Holding models back is futile: a frontier model’s entire weights fit on a USB stick and can be distilled into a copycat in 24-48 hours.
Arora’s SaaS verdict: analytical SaaS is dead; infrastructure/data software is undervalued (enterprises need ~10x data storage in 3 years); systems-of-work get re-engineered as agents remove the UI.
His model-economics thesis: models become a metered utility; profit pools live in the application layer, served by a still-forming class of arbitrage companies, not by enterprises wiring up raw models themselves.
Contrarian closers: hardware isn’t dying (latency economics; production, not design, is the bottleneck), and he expects to hire more technical staff because AI forces every system to be rebuilt.

Claude’s Take

This is a strong interview carried by one genuinely load-bearing insight and a lot of confident, self-interested forecasting. Score it a 7.
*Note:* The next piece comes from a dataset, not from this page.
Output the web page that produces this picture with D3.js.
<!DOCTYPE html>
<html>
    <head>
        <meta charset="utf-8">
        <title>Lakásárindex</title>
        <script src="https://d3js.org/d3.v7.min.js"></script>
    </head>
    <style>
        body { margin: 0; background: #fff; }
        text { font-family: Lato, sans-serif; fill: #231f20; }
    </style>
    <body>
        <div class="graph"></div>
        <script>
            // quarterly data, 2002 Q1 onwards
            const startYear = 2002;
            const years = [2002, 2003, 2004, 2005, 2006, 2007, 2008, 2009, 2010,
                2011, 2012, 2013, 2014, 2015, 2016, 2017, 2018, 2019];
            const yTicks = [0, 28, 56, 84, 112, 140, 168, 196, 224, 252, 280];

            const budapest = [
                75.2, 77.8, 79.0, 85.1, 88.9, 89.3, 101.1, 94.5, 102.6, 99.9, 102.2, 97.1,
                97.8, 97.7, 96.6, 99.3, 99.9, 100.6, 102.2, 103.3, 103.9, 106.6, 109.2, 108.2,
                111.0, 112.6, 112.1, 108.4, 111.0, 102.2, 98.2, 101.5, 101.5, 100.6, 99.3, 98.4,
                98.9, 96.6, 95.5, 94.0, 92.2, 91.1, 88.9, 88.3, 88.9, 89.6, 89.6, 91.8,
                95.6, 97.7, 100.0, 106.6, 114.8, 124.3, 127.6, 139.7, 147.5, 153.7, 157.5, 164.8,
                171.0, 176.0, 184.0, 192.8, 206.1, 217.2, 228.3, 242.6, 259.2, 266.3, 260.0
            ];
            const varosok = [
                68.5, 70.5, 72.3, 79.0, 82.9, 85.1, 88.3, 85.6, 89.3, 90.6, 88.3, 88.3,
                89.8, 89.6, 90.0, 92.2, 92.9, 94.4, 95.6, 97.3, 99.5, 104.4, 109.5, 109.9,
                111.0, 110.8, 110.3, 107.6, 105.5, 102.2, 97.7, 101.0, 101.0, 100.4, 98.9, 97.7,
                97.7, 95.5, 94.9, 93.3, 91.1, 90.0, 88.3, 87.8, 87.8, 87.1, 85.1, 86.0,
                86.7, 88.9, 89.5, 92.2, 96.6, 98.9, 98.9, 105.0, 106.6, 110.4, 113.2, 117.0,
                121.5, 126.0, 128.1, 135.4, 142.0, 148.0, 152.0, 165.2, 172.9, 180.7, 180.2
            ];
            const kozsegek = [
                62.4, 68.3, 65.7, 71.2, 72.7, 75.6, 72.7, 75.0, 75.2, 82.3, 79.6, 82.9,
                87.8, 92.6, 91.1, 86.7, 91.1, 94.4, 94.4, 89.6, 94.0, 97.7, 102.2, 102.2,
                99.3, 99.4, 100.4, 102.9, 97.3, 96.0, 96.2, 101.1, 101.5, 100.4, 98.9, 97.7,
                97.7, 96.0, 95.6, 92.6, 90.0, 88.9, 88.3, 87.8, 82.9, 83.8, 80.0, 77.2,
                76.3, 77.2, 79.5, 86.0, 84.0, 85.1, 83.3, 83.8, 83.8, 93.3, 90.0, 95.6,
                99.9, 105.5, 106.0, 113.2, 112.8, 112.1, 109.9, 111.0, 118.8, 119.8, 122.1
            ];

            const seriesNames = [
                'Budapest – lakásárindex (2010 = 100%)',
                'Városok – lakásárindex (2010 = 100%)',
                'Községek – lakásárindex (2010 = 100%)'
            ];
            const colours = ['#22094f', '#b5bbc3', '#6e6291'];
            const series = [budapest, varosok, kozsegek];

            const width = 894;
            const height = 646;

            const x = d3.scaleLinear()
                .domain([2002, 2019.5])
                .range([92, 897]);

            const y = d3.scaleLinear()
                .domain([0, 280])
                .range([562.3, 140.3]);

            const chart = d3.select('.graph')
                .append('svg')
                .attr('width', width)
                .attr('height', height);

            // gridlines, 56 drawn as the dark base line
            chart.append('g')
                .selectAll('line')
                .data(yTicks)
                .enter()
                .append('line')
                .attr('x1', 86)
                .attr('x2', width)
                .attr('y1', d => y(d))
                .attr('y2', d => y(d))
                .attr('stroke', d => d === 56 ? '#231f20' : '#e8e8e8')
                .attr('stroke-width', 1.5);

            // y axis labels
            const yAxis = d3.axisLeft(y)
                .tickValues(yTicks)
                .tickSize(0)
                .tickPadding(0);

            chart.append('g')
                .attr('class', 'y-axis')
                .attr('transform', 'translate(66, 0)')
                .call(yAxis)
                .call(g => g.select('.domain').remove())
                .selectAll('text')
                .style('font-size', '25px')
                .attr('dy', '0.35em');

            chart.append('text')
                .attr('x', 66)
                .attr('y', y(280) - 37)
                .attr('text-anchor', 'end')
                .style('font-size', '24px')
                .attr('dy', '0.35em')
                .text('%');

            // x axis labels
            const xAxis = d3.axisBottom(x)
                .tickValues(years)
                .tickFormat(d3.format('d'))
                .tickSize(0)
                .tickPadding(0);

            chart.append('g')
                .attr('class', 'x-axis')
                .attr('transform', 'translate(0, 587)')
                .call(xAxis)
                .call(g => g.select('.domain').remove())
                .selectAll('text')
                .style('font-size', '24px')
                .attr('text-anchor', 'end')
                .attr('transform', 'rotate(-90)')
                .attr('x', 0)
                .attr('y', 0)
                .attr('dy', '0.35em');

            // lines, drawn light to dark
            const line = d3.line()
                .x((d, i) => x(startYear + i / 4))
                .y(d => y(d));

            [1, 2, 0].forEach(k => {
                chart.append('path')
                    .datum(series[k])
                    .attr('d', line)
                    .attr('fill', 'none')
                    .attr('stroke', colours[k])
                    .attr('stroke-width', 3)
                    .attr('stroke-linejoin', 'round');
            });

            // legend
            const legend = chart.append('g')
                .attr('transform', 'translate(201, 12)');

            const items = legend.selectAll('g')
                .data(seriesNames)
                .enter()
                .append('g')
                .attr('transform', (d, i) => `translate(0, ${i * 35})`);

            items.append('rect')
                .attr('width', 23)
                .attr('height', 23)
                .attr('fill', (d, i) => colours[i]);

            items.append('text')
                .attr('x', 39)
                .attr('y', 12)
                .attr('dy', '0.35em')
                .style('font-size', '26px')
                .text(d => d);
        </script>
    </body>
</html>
The offense/defense asymmetry is the real thing here, and it’s worth internalizing. “AI is great at finding holes and bad at confirming them, so it favors attackers” is a clean, durable mental model that survives whichever model number is current. The Change Healthcare framing (the danger is economic disruption of soft targets, not Hollywood infrastructure attacks) is also a useful corrective to the usual cyber-doom narrative, and the “89% of breaches are stolen credentials” stat is a healthy splash of cold water on the whole conversation.
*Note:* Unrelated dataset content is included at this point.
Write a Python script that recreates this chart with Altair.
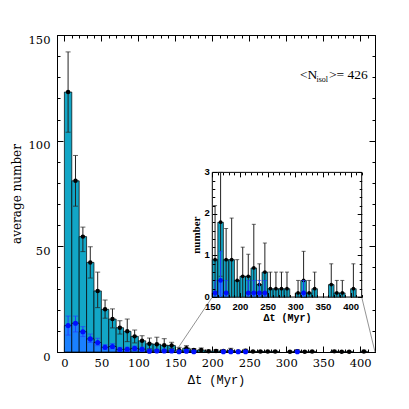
import altair as alt
import pandas as pd

# ---------------- data ----------------
bin_start = list(range(0, 410, 10))
bin_width = 10

total = [123, 81, 54.6, 42.4, 28.9, 20.2, 15.6, 11.5, 9.8, 7.4,
         5.3, 3.9, 3.7, 3.2, 3.1, 0.9, 1.8, 0.9, 0.9, 0.4,
         0.5, 0.5, 0.7, 0.3, 0.6, 0.2, 0.2, 0.2, 0.2, 0,
         0.1, 0.4, 0.1, 0.2, 0, 0, 0.3, 0.1, 0.1, 0, 0.2]
total_hi = [142, 93, 59.1, 49.8, 37.8, 24.6, 20.4, 14.8, 15.6, 10.4,
            7.7, 6.6, 7.0, 6.3, 4.6, 2.2, 3.0, 1.65, 1.9, 0.9,
            1.2, 1.03, 1.75, 0.8, 1.3, 0.6, 0.6, 0.6, 0.6, 0,
            0.4, 1.1, 0.4, 0.6, 0, 0, 0.8, 0.4, 0.4, 0, 0.8]
total_lo = [104, 69, 47.5, 35, 21, 16, 11.4, 8.5, 4.9, 4.3,
            1.4, 1.5, 1.2, 1.0, 1.6, 0, 0.5, 0, 0, 0,
            0, 0, 0, 0, 0, 0, 0, 0, 0, 0,
            0, 0, 0, 0, 0, 0, 0, 0, 0, 0, 0]
isol = [12.5, 13.6, 9.6, 6.2, 4.5, 2.2, 2.6, 1.2, 1.3, 1.7,
        1.3, 0.4, 0.5, 0.5, 0.5, 0.1, 0.4, 0.1, 0, 0,
        0, 0.1, 0.1, 0.1, 0.1, 0, 0, 0, 0, 0,
        0, 0.1, 0, 0, 0, 0, 0, 0, 0, 0, 0]
isol_hi = [17, 17, 12, 8.5, 6.5, 3.5, 4.0, 2.2, 2.3, 2.8,
           2.3, 1.2, 1.3, 1.3, 1.2, 0.4, 1.1, 0.4, 0, 0,
           0, 0.4, 0.4, 0.4, 0.4, 0, 0, 0, 0, 0,
           0, 0.4, 0, 0, 0, 0, 0, 0, 0, 0, 0]
isol_lo = [8, 9.5, 7.3, 4.5, 3, 1.3, 1.5, 0.5, 0.5, 0.8,
           0.5, 0, 0, 0, 0, 0, 0, 0, 0, 0,
           0, 0, 0, 0, 0, 0, 0, 0, 0, 0,
           0, 0, 0, 0, 0, 0, 0, 0, 0, 0, 0]

main_x_major = [0, 50, 100, 150, 200, 250, 300, 350, 400]
main_x_minor = list(range(-10, 421, 10))
main_y_major = [0, 50, 100, 150]
main_y_minor = list(range(0, 151, 10))
inset_x_major = [150, 200, 250, 300, 350, 400]
inset_x_minor = list(range(150, 421, 10))
inset_y_major = [0, 1, 2, 3]
inset_y_minor = [round(0.2 * k, 1) for k in range(16)]

annot_text = ["<N", "isol", ">=  426"]

# ---------------- layout ----------------
W, H = 318, 317
X_DOM = [-10, 420]
Y_DOM = [0, 150]
INSET_X_DOM = [150, 420]
INSET_Y_DOM = [0, 3]
INSET_BOX_X = [200, 402]   # inset placement in main-data units
INSET_BOX_Y = [26, 85]


def sx(v):
    return (v - X_DOM[0]) / (X_DOM[1] - X_DOM[0]) * W


def sy(v):
    return H * (1 - (v - Y_DOM[0]) / (Y_DOM[1] - Y_DOM[0]))


IX = [sx(INSET_BOX_X[0]), sx(INSET_BOX_X[1])]
IY = [sy(INSET_BOX_Y[0]), sy(INSET_BOX_Y[1])]

CYAN = "#12a6c6"
BLUE_BAR = "#1a80ff"
BLUE_PT = "#0010ff"
BLUE_ERR = "#2040ff"
ERR = "#222222"

df = pd.DataFrame({
    "x0": bin_start,
    "x1": [b + bin_width for b in bin_start],
    "xc": [b + bin_width / 2 for b in bin_start],
    "total": total, "thi": total_hi, "tlo": total_lo,
    "isol": isol, "ihi": isol_hi, "ilo": isol_lo,
})

mx = alt.Scale(domain=X_DOM, nice=False, zero=False)
my = alt.Scale(domain=Y_DOM, nice=False, zero=False)
ixs = alt.Scale(domain=INSET_X_DOM, range=IX, nice=False, zero=False)
iys = alt.Scale(domain=INSET_Y_DOM, range=IY, nice=False, zero=False)

base = alt.Chart(df)


def panel(xs, ys, cap, dot_k, blue_dot, filt=None):
    b = base
    if filt:
        b = b.transform_filter(filt)
    X = lambda f: alt.X(f, type="quantitative", scale=xs, axis=None)
    Y = lambda f: alt.Y(f, type="quantitative", scale=ys, axis=None)
    layers = []
    layers.append(b.transform_filter("datum.total > 0").mark_rect(
        fill=CYAN, stroke="black", strokeWidth=0.7).encode(
        x=X("x0"), x2="x1", y=Y("total"), y2=alt.datum(0)))
    layers.append(b.transform_filter("datum.isol > 0").mark_rect(
        fill=BLUE_BAR, stroke="black", strokeWidth=0.7).encode(
        x=X("x0"), x2="x1", y=Y("isol"), y2=alt.datum(0)))
    # black error bars
    eb = b.transform_filter("datum.thi > datum.total")
    layers.append(eb.mark_rule(color=ERR, strokeWidth=1).encode(
        x=X("xc"), y=Y("tlo"), y2="thi"))
    layers.append(eb.transform_fold(["tlo", "thi"], as_=["k", "v"])
                  .transform_filter("datum.k == 'thi' || datum.v > 0")
                  .mark_tick(color=ERR, orient="horizontal", size=cap, thickness=1).encode(
        x=X("xc"), y=Y("v:Q")))
    layers.append(b.transform_filter("datum.total > 0").mark_circle(
        color="black", opacity=1, size=dot_k).encode(x=X("xc"), y=Y("total")))
    # blue error bars
    be = b.transform_filter("datum.ihi > datum.isol")
    layers.append(be.mark_rule(color=BLUE_ERR, strokeWidth=1).encode(
        x=X("xc"), y=Y("ilo"), y2="ihi"))
    layers.append(be.transform_fold(["ilo", "ihi"], as_=["k", "v"])
                  .transform_filter("datum.k == 'ihi' || datum.v > 0")
                  .mark_tick(color=BLUE_ERR, orient="horizontal", size=cap, thickness=1).encode(
        x=X("xc"), y=Y("v:Q")))
    layers.append(b.transform_filter("datum.isol > 0").mark_circle(
        color=BLUE_PT, opacity=1, size=blue_dot).encode(x=X("xc"), y=Y("isol")))
    return layers


main_layers = panel(mx, my, 5, 20, 26)

# connector lines from main axis to inset corners
conn = pd.DataFrame({
    "xa": [INSET_X_DOM[0], INSET_X_DOM[1]], "ya": [0, 0],
    "xb": [INSET_BOX_X[0], INSET_BOX_X[1]], "yb": [INSET_BOX_Y[0], INSET_BOX_Y[0]],
})
conn_layer = alt.Chart(conn).mark_rule(color="#777777", strokeWidth=0.8).encode(
    x=alt.X("xa:Q", scale=mx, axis=None), y=alt.Y("ya:Q", scale=my, axis=None),
    x2="xb:Q", y2="yb:Q")

frame = pd.DataFrame({"x": [INSET_X_DOM[0]], "x2": [INSET_X_DOM[1]],
                      "y": [INSET_Y_DOM[0]], "y2": [INSET_Y_DOM[1]]})
inset_frame = alt.Chart(frame).mark_rect(fill="white", stroke="black", strokeWidth=1).encode(
    x=alt.X("x:Q", scale=ixs, axis=None), x2="x2:Q",
    y=alt.Y("y:Q", scale=iys, axis=None), y2="y2:Q")

inset_layers = panel(ixs, iys, 4, 14, 22, filt="datum.x0 >= 150")

# ---------------- axes (inward ticks) ----------------
MAIN_LBL = dict(labelFont="DejaVu Serif", labelFontSize=11.5, labelColor="black")
INSET_LBL = dict(labelFont="Liberation Sans", labelFontSize=9.5, labelFontWeight="bold",
                 labelColor="black")


def axis(orient, values, size, shift, labels=False, title=None, zindex=0, **kw):
    props = dict(orient=orient, values=values, tickSize=size, offset=-(shift + size),
                 domain=False, grid=False, labels=labels, tickColor="black", tickWidth=1,
                 labelFlush=False, labelOverlap=False, zindex=zindex, title=title)
    props.update(kw)
    return alt.Axis(**props)


def axis_layer(xs, ys, xaxis, yaxis):
    return base.mark_point(opacity=0).encode(
        x=alt.X("xc:Q", scale=xs, axis=xaxis),
        y=alt.Y("total:Q", scale=ys, axis=yaxis))


axis_layers = [
    axis_layer(mx, my,
               axis("bottom", main_x_major, 6, 0, labels=True, title="Δt (Myr)",
                    labelPadding=5, titleFont="Liberation Mono", titleFontSize=12,
                    titleFontWeight="normal", titleColor="black", titlePadding=6, **MAIN_LBL),
               axis("left", main_y_major, 6, 0, labels=True, title="average number",
                    labelPadding=7, labelOffset=5, titleFont="DejaVu Serif", titleFontSize=12,
                    titleFontWeight="normal", titleColor="black", titlePadding=5, **MAIN_LBL)),
    axis_layer(mx, my, axis("bottom", main_x_minor, 3, 0), axis("left", main_y_minor, 3, 0)),
    axis_layer(mx, my, axis("top", main_x_major, 6, 0), axis("right", main_y_major, 6, 0)),
    axis_layer(mx, my, axis("top", main_x_minor, 3, 0), axis("right", main_y_minor, 3, 0)),
    axis_layer(ixs, iys,
               axis("bottom", inset_x_major, 4.5, H - IY[0], labels=True, title="Δt (Myr)",
                    zindex=1, labelPadding=4, titleFont="Liberation Mono", titleFontSize=10,
                    titleFontWeight="bold", titleColor="black", titlePadding=2, **INSET_LBL),
               axis("left", inset_y_major, 4.5, IX[0], labels=True, title="number",
                    zindex=1, labelPadding=3, labelOffset=-1, titleFont="Liberation Serif",
                    titleFontSize=11, titleFontWeight="bold", titleColor="black",
                    titlePadding=3, **INSET_LBL)),
    axis_layer(ixs, iys, axis("bottom", inset_x_minor, 2.5, H - IY[0], zindex=1),
               axis("left", inset_y_minor, 2.5, IX[0], zindex=1)),
    axis_layer(ixs, iys, axis("top", inset_x_major, 4.5, IY[1], zindex=1),
               axis("right", inset_y_major, 4.5, W - IX[1], zindex=1)),
    axis_layer(ixs, iys, axis("top", inset_x_minor, 2.5, IY[1], zindex=1),
               axis("right", inset_y_minor, 2.5, W - IX[1], zindex=1)),
]

# ---------------- annotation ----------------
ann = pd.DataFrame({"t": annot_text})
ann_layers = [
    alt.Chart(ann).transform_filter(alt.datum.t == annot_text[0]).mark_text(
        font="Liberation Serif", fontSize=13.5, align="left", baseline="alphabetic", color="black"
    ).encode(text="t:N", x=alt.value(243), y=alt.value(44)),
    alt.Chart(ann).transform_filter(alt.datum.t == annot_text[1]).mark_text(
        font="Liberation Serif", fontSize=8, align="left", baseline="alphabetic", color="black"
    ).encode(text="t:N", x=alt.value(259.5), y=alt.value(47)),
    alt.Chart(ann).transform_filter(alt.datum.t == annot_text[2]).mark_text(
        font="Liberation Serif", fontSize=13.5, align="left", baseline="alphabetic", color="black"
    ).encode(text="t:N", x=alt.value(272), y=alt.value(44)),
]

chart = alt.layer(
    *main_layers, conn_layer, inset_frame, *inset_layers, *axis_layers, *ann_layers
).resolve_scale(x="independent", y="independent").resolve_axis(
    x="independent", y="independent"
).properties(
    width=W, height=H,
    padding={"left": 49, "top": 27, "right": 14, "bottom": 50},
    autosize=alt.AutoSizeParams(type="none"),
    background="white",
).configure_view(stroke="black", strokeWidth=1)

chart.save("out.html", embed_options={"renderer": "svg", "actions": False})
Where to apply the BS filter. The “5 to 7 years in 6 weeks” headline is impressive but unfalsifiable, it’s a counterfactual estimate from the vendor whose stock benefits from cyber-anxiety, and he cheerfully admits the race going badly “is great for our business.” His SaaS verdicts (“analytical SaaS is over,” “infrastructure undervalued”) are the kind of clean, quotable taxonomy that sounds more settled than it is, and they conveniently route value toward the infrastructure-and-applications world rather than the model labs. The model-as-utility thesis is a real intellectual position, but it’s also exactly what you’d argue if you were not a model company and wanted to believe the model labs won’t eat the application layer. That debate (do OpenAI/Anthropic become the new Microsoft Office?) is genuinely open, and his confidence outruns the evidence, which the hosts to their credit keep poking at.

Net: the cybersecurity half is the keeper. The software-business half is sharp, plausible, and should be read as one very smart, very interested party’s bet, not as a forecast. Docked a point for the talking-his-book texture, and the format (rapid-fire across cyber, SaaS, hardware, M&A) means nothing gets fully pressure-tested.